REPUBLIC OF KENYA
IN THE HIGH COURT OF KENYA AT NAIROBI
CRIMINAL DIVISION
CRIMINAL APPEAL NO. 590 OF 2009
ISSACK RASHID …...............................................................APPELLANT
VERSUS
REPUBLIC ..........................................................................RESPONDENT
(From original conviction and sentence in criminal case Number 1223 of 2008 in the Chief Magistrate’s Court
at Kibera – Mr. Karanja (RM) on 23rd December 2009)
JUDGMENT
- Issack Rashid, the appellant herein was convicted for the offence of defilement contrary to Section 8 (1) as read with Section 8(3) of the Sexual Offences Act No. 3 of 2006, in Kibera Chief Magistrate Cr. 1223 of 2008. Particulars of the offence were that on 11th day of May 2008 at Kawangware within Nairobi, he unlawfully committed an act by causing his genital organ (penis), to penetrate into the genital organ (vagina) of J.N. (identity concealed on account of her being a minor) a girl aged 13 years.
- In the alternative the applicant had been charged with engaging in an indecent act with a child contrary to Section 11(1) of the Sexual Offences Act No. 3 of 2006. The particulars were that on the date stated above the appellant committed the offence by touching the complainant’s genital organ (vigina).
- Upon conviction the appellant was sentenced to twenty (20) years imprisonment. Being aggrieved, the appellant lodged an appeal against conviction and sentence on grounds that the provisions of Section 200(3) of the Criminal Procedure Code were not duly complied with; that the evidence was incredible; that Section 77 of the Evidence Act Cap 80 laws of Kenya, was contravened and that his defence was dismissed without consideration.
- Miss Ndombi, learned state counsel conceded the appeal and stated that indeed, there was a procedural technicality because Section 200(3) of the Penal Code was not complied with. That the appellant was sentenced to 20 years imprisonment for the offence of defilement. She therefore urged the court to order for a retrial since the two main witnesses, the doctor and the complainant can be traced.
- After a careful re-evaluation of the evidence on record I agree that this appeal must succeed on two grounds. First, the record shows that the appellant was tried by three magistrates. Hon Wanjala began the trial and took the evidence of PW1 on 22nd September 2008.

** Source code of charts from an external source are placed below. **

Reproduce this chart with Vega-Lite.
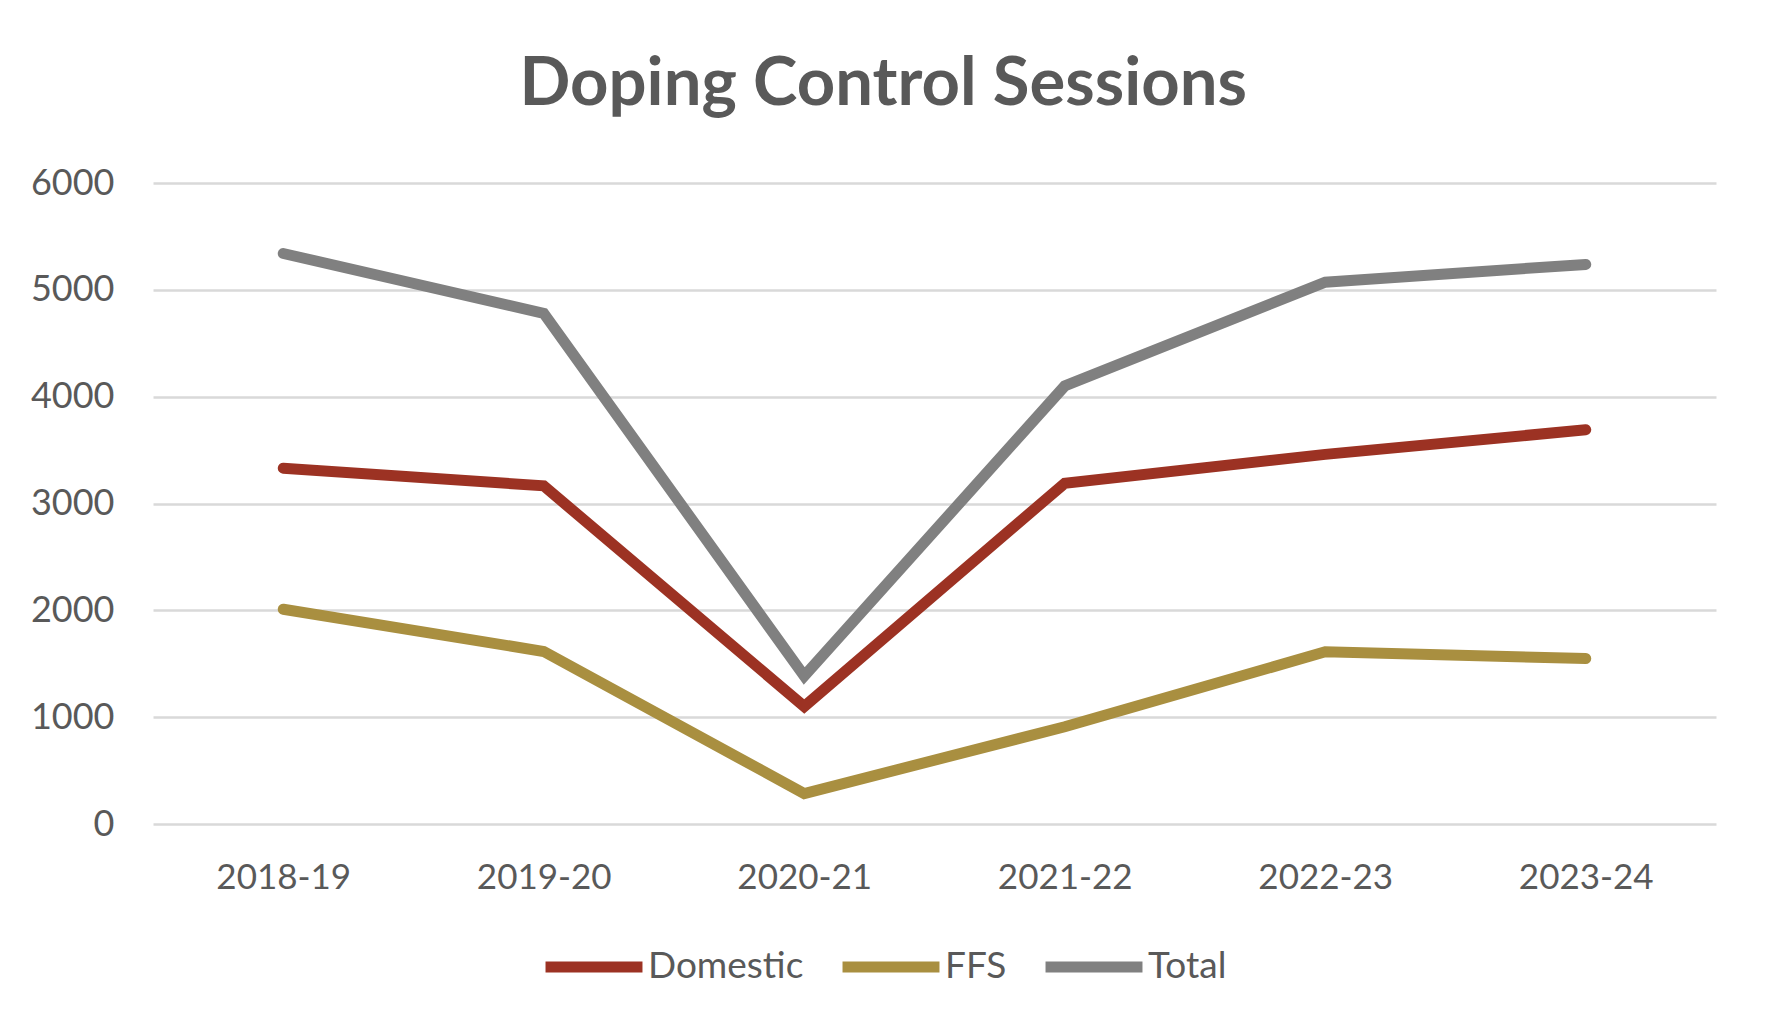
{
  "$schema": "https://vega.github.io/schema/vega-lite/v6.json",
  "width": 1563,
  "height": 641,
  "padding": {"left": 30, "top": 51, "right": 55, "bottom": 10},
  "background": "white",
  "title": {
    "text": "Doping Control Sessions",
    "font": "Lato",
    "fontSize": 67,
    "fontWeight": "bold",
    "color": "#595959",
    "anchor": "middle",
    "frame": "bounds",
    "offset": 46,
    "dx": 10
  },
  "data": {
    "values": [
      {"season": "2018-19", "series": "Domestic", "sessions": 3330},
      {"season": "2019-20", "series": "Domestic", "sessions": 3165},
      {"season": "2020-21", "series": "Domestic", "sessions": 1100},
      {"season": "2021-22", "series": "Domestic", "sessions": 3190},
      {"season": "2022-23", "series": "Domestic", "sessions": 3460},
      {"season": "2023-24", "series": "Domestic", "sessions": 3690},
      {"season": "2018-19", "series": "FFS", "sessions": 2010},
      {"season": "2019-20", "series": "FFS", "sessions": 1615},
      {"season": "2020-21", "series": "FFS", "sessions": 285},
      {"season": "2021-22", "series": "FFS", "sessions": 910},
      {"season": "2022-23", "series": "FFS", "sessions": 1612},
      {"season": "2023-24", "series": "FFS", "sessions": 1548},
      {"season": "2018-19", "series": "Total", "sessions": 5340},
      {"season": "2019-20", "series": "Total", "sessions": 4780},
      {"season": "2020-21", "series": "Total", "sessions": 1385},
      {"season": "2021-22", "series": "Total", "sessions": 4100},
      {"season": "2022-23", "series": "Total", "sessions": 5072},
      {"season": "2023-24", "series": "Total", "sessions": 5238}
    ]
  },
  "mark": {"type": "line", "strokeWidth": 11, "strokeCap": "round", "strokeJoin": "miter"},
  "encoding": {
    "x": {
      "field": "season",
      "type": "ordinal",
      "scale": {"type": "point", "padding": 0.5},
      "axis": {
        "title": null,
        "labelAngle": 0,
        "labelFont": "Lato",
        "labelFontSize": 35,
        "labelColor": "#595959",
        "labelPadding": 36,
        "ticks": false,
        "domain": false,
        "grid": false
      }
    },
    "y": {
      "field": "sessions",
      "type": "quantitative",
      "scale": {"domain": [0, 6000], "nice": false},
      "axis": {
        "title": null,
        "values": [0, 1000, 2000, 3000, 4000, 5000, 6000],
        "format": "d",
        "labelFont": "Lato",
        "labelFontSize": 36,
        "labelColor": "#595959",
        "labelPadding": 39,
        "ticks": false,
        "domain": false,
        "grid": true,
        "gridColor": "#D9D9D9",
        "gridWidth": 2.5
      }
    },
    "color": {
      "field": "series",
      "type": "nominal",
      "scale": {
        "domain": ["Domestic", "FFS", "Total"],
        "range": ["#9C3223", "#A98F40", "#808080"]
      },
      "legend": {
        "title": null,
        "orient": "none",
        "legendX": 387,
        "legendY": 730,
        "direction": "horizontal",
        "symbolType": "stroke",
        "symbolSize": 9400,
        "symbolStrokeWidth": 11,
        "labelFont": "Lato",
        "labelFontSize": 37,
        "labelColor": "#595959",
        "labelOffset": 0,
        "columnPadding": 16
      }
    }
  },
  "config": {
    "view": {"stroke": null}
  }
}
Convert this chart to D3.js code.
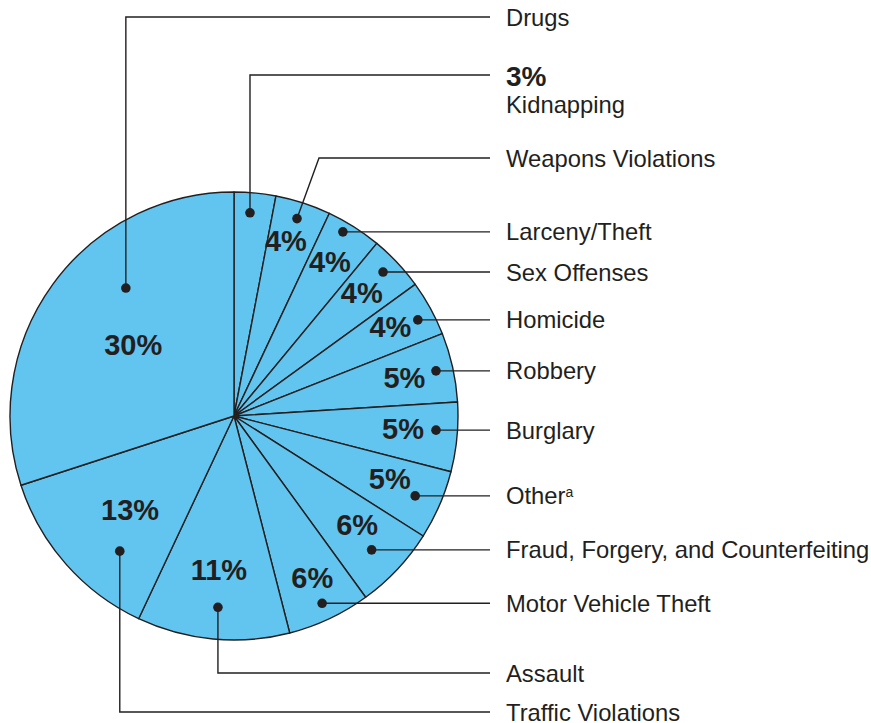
<!DOCTYPE html>
<html>
<head>
<meta charset="utf-8">
<script src="https://cdn.jsdelivr.net/npm/d3@7"></script>
<style>
  html, body { margin: 0; padding: 0; background: #fff; }
  svg { display: block; font-family: "Liberation Sans", Arial, Helvetica, sans-serif; }
</style>
</head>
<body>
<svg id="chart" width="871" height="723"></svg>
<script>
// ---- data (clockwise from 12 o'clock) ----
const categories = ["Kidnapping", "Weapons Violations", "Larceny/Theft", "Sex Offenses", "Homicide",
  "Robbery", "Burglary", "Other", "Fraud, Forgery, and Counterfeiting", "Motor Vehicle Theft",
  "Assault", "Traffic Violations", "Drugs"];
const values = [3, 4, 4, 4, 4, 5, 5, 5, 6, 6, 11, 13, 30];
const footnotes = ["", "", "", "", "", "", "", "a", "", "", "", "", ""];

// ---- annotation layout (angle offset in degrees from slice middle, radius fraction) ----
const dotLayout = [[-0.9, 0.91], [-0.3, 0.925], [-1.8, 0.955], [-0.8, 0.925], [1.2, 0.926], [0, 0.924],
  [-1.4, 0.904], [0.4, 0.884], [1, 0.857], [0, 0.924], [-0.6, 0.857], [-8.4, 0.79], [13.8, 0.748]];
const pctLayout = [null, [-1.5, 0.815], [-0.6, 0.812], [-0.7, 0.792], [-0.9, 0.804], [-0.2, 0.78],
  [-1, 0.757], [-1.4, 0.75], [-1.9, 0.732], [-0.7, 0.80], [0.2, 0.69], [-0.7, 0.625], [-0.5, 0.553]];
const leaderY = [75, 158, null, null, null, null, null, null, null, null, 673, 712, 17];
const elbowShift = [0, 22, 0, 0, 0, 0, 0, 0, 0, 0, 0, 0, 0];
const outsidePct = [true, false, false, false, false, false, false, false, false, false, false, false, false];

const cx = 234, cy = 416, R = 224;
const lineEndX = 490, textX = 506;
const ink = "#231f20", fill = "#62c5ef";

const svg = d3.select("#chart");
const g = svg.append("g");

const pie = d3.pie().sort(null).value(d => d).startAngle(0).endAngle(2 * Math.PI);
const arcs = pie(values);
const arc = d3.arc().innerRadius(0).outerRadius(R);

g.append("g").attr("transform", `translate(${cx},${cy})`)
  .selectAll("path").data(arcs).join("path")
  .attr("d", arc)
  .attr("fill", fill)
  .attr("stroke", ink)
  .attr("stroke-width", 1.4)
  .attr("stroke-linejoin", "round");

function polar(a, r) { return [cx + r * Math.sin(a), cy - r * Math.cos(a)]; }
const deg = Math.PI / 180;

const items = arcs.map((d, i) => {
  const mid = (d.startAngle + d.endAngle) / 2;
  const dot = polar(mid + dotLayout[i][0] * deg, dotLayout[i][1] * R);
  const pct = pctLayout[i] ? polar(mid + pctLayout[i][0] * deg, pctLayout[i][1] * R) : null;
  const ly = leaderY[i] == null ? dot[1] : leaderY[i];
  return { i, d, dot, pct, ly };
});

// leaders
g.append("g").selectAll("path").data(items).join("path")
  .attr("d", it => {
    if (leaderY[it.i] == null) return `M${it.dot[0]},${it.dot[1]}H${lineEndX}`;
    return `M${it.dot[0]},${it.dot[1]}L${it.dot[0] + elbowShift[it.i]},${it.ly}H${lineEndX}`;
  })
  .attr("fill", "none")
  .attr("stroke", ink)
  .attr("stroke-width", 1.4);

// dots
g.append("g").selectAll("circle").data(items).join("circle")
  .attr("cx", it => it.dot[0]).attr("cy", it => it.dot[1])
  .attr("r", 4.8).attr("fill", ink);

// inner percentage labels
g.append("g").selectAll("text").data(items.filter(it => it.pct)).join("text")
  .attr("x", it => it.pct[0]).attr("y", it => it.pct[1])
  .attr("dy", "0.36em")
  .attr("text-anchor", "middle")
  .attr("font-size", 29).attr("font-weight", "bold")
  .attr("fill", ink)
  .text(it => values[it.i] + "%");

// category labels
const lab = g.append("g").selectAll("g").data(items).join("g")
  .attr("transform", it => `translate(${textX},${it.ly})`);

lab.each(function (it) {
  const s = d3.select(this);
  let y = 0;
  if (outsidePct[it.i]) {
    s.append("text").attr("y", 0).attr("dy", "0.38em")
      .attr("font-size", 28).attr("font-weight", "bold").attr("fill", ink)
      .text(values[it.i] + "%");
    y = 29;
  }
  const t = s.append("text").attr("y", y).attr("dy", "0.36em")
    .attr("font-size", 23.8).attr("fill", ink)
    .text(categories[it.i]);
  if (footnotes[it.i]) {
    t.append("tspan").attr("font-size", 14).attr("dy", "-0.55em").text(footnotes[it.i]);
  }
});
</script>
</body>
</html>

- Hon. Odero, Chief Magistrate (as she then was), took over the case on 18th December 2008 for reasons that are not apparent in the record. She however, did not record the evidence of any of the witnesses. Hon Karanja, Senior Resident Magistrate took over the case on 7th July 2009, when Hon Odero was elevated to the High Court and heard it to completion.
- It is not evident in the record that any of the two subsequent magistrates explained the appellant’s rights under Section 200(3) Criminal Procedure Code to him. This alone is fatal to the prosecution case and Miss Ndombi was wise to concede the appeal.
- The interests of justice however, require that an accused person should be given a fair hearing. If found to be innocent they should be released and if found to be guilty they should receive the punishment prescribed by law. I therefore re-evaluated the evidence to determine whether the evidence adduced before the trial court was sufficient and cogent enough to warrant an order for retrial as submitted by Miss Ndombi.
- The case before me rested on the evidence of a single identifying witness who was a minor. It is trite law that a fact can be proved by the evidence of a single witness although there is need to test with the greatest care the identification evidence of such a witness. See the decision of the Court of Appeal in Ogeto v Republic [2004] 2KLR pg. 14.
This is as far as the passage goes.